### PROVIDED DATA:
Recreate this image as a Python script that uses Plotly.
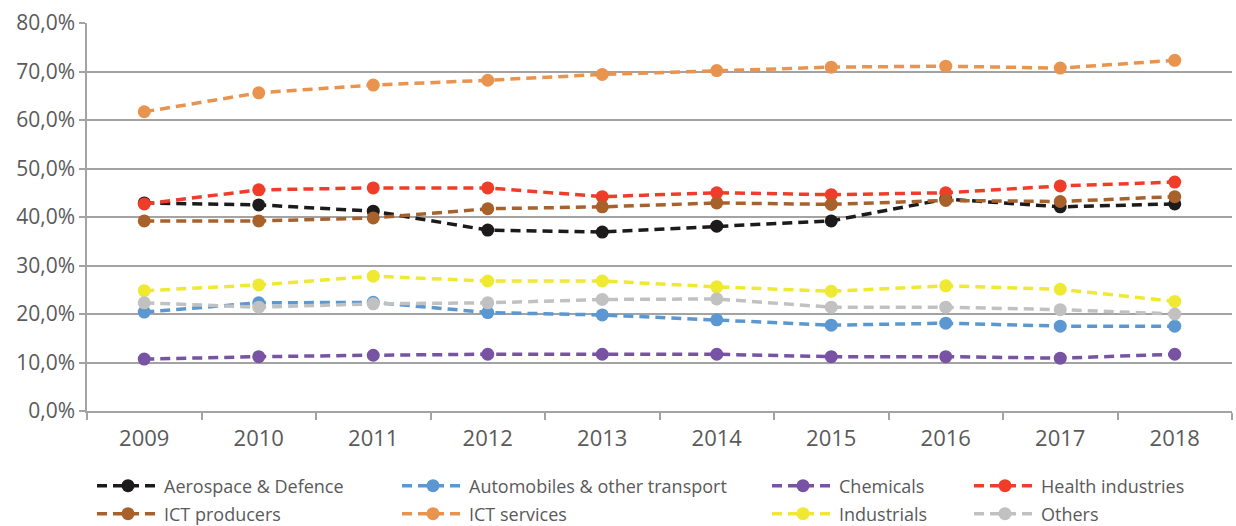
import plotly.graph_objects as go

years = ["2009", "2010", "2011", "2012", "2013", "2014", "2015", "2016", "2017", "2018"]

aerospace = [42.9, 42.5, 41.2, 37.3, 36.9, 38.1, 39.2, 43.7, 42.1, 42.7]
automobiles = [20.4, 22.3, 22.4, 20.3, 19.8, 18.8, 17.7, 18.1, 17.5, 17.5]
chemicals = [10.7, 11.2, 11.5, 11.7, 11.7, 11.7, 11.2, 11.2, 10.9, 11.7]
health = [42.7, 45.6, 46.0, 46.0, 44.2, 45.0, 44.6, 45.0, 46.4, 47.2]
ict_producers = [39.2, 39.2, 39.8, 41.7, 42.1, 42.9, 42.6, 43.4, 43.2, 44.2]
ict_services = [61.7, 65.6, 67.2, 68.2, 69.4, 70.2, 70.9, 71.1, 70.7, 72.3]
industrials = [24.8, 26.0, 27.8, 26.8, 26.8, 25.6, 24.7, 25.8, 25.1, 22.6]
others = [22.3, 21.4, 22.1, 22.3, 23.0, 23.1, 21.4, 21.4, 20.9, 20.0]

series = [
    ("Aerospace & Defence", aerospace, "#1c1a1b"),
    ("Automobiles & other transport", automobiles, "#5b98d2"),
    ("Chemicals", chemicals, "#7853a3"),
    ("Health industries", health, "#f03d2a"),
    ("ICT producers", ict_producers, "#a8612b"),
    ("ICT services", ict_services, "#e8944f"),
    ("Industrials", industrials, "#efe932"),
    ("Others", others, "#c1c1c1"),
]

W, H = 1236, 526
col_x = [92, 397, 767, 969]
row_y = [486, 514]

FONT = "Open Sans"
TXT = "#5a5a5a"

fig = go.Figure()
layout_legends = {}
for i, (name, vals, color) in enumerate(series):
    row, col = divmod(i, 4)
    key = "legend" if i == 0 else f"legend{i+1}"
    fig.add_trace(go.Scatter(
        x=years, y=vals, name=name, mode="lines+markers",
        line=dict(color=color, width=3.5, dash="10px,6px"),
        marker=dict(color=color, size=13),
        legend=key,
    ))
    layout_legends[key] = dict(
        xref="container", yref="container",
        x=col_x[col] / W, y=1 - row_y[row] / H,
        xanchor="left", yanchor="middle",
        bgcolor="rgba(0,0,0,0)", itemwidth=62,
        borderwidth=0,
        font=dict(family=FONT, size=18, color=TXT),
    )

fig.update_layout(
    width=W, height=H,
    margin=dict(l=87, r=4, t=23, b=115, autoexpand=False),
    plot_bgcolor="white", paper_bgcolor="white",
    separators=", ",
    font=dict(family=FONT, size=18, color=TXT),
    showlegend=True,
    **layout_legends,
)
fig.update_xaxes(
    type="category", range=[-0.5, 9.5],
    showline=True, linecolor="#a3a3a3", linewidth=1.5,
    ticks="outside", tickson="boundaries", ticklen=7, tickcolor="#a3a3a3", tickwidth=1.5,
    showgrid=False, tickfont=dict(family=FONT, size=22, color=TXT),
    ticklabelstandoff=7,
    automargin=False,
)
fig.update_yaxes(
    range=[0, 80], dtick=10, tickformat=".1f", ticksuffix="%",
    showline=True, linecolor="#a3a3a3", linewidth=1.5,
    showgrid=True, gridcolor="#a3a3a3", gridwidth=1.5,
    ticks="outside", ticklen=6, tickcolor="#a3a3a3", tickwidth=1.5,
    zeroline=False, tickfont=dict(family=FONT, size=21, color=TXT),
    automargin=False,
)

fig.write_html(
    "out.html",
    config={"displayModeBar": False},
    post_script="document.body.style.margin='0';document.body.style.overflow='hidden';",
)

### GIVEN EXERCISE:
Exactly as they appear, print the lines of the listing above from its first line through the line that contains "21.4, 20.9, 20.0]", minus the pictures.

### RESULT OF THE TASK:
Recreate this image as a Python script that uses Plotly.
import plotly.graph_objects as go

years = ["2009", "2010", "2011", "2012", "2013", "2014", "2015", "2016", "2017", "2018"]

aerospace = [42.9, 42.5, 41.2, 37.3, 36.9, 38.1, 39.2, 43.7, 42.1, 42.7]
automobiles = [20.4, 22.3, 22.4, 20.3, 19.8, 18.8, 17.7, 18.1, 17.5, 17.5]
chemicals = [10.7, 11.2, 11.5, 11.7, 11.7, 11.7, 11.2, 11.2, 10.9, 11.7]
health = [42.7, 45.6, 46.0, 46.0, 44.2, 45.0, 44.6, 45.0, 46.4, 47.2]
ict_producers = [39.2, 39.2, 39.8, 41.7, 42.1, 42.9, 42.6, 43.4, 43.2, 44.2]
ict_services = [61.7, 65.6, 67.2, 68.2, 69.4, 70.2, 70.9, 71.1, 70.7, 72.3]
industrials = [24.8, 26.0, 27.8, 26.8, 26.8, 25.6, 24.7, 25.8, 25.1, 22.6]
others = [22.3, 21.4, 22.1, 22.3, 23.0, 23.1, 21.4, 21.4, 20.9, 20.0]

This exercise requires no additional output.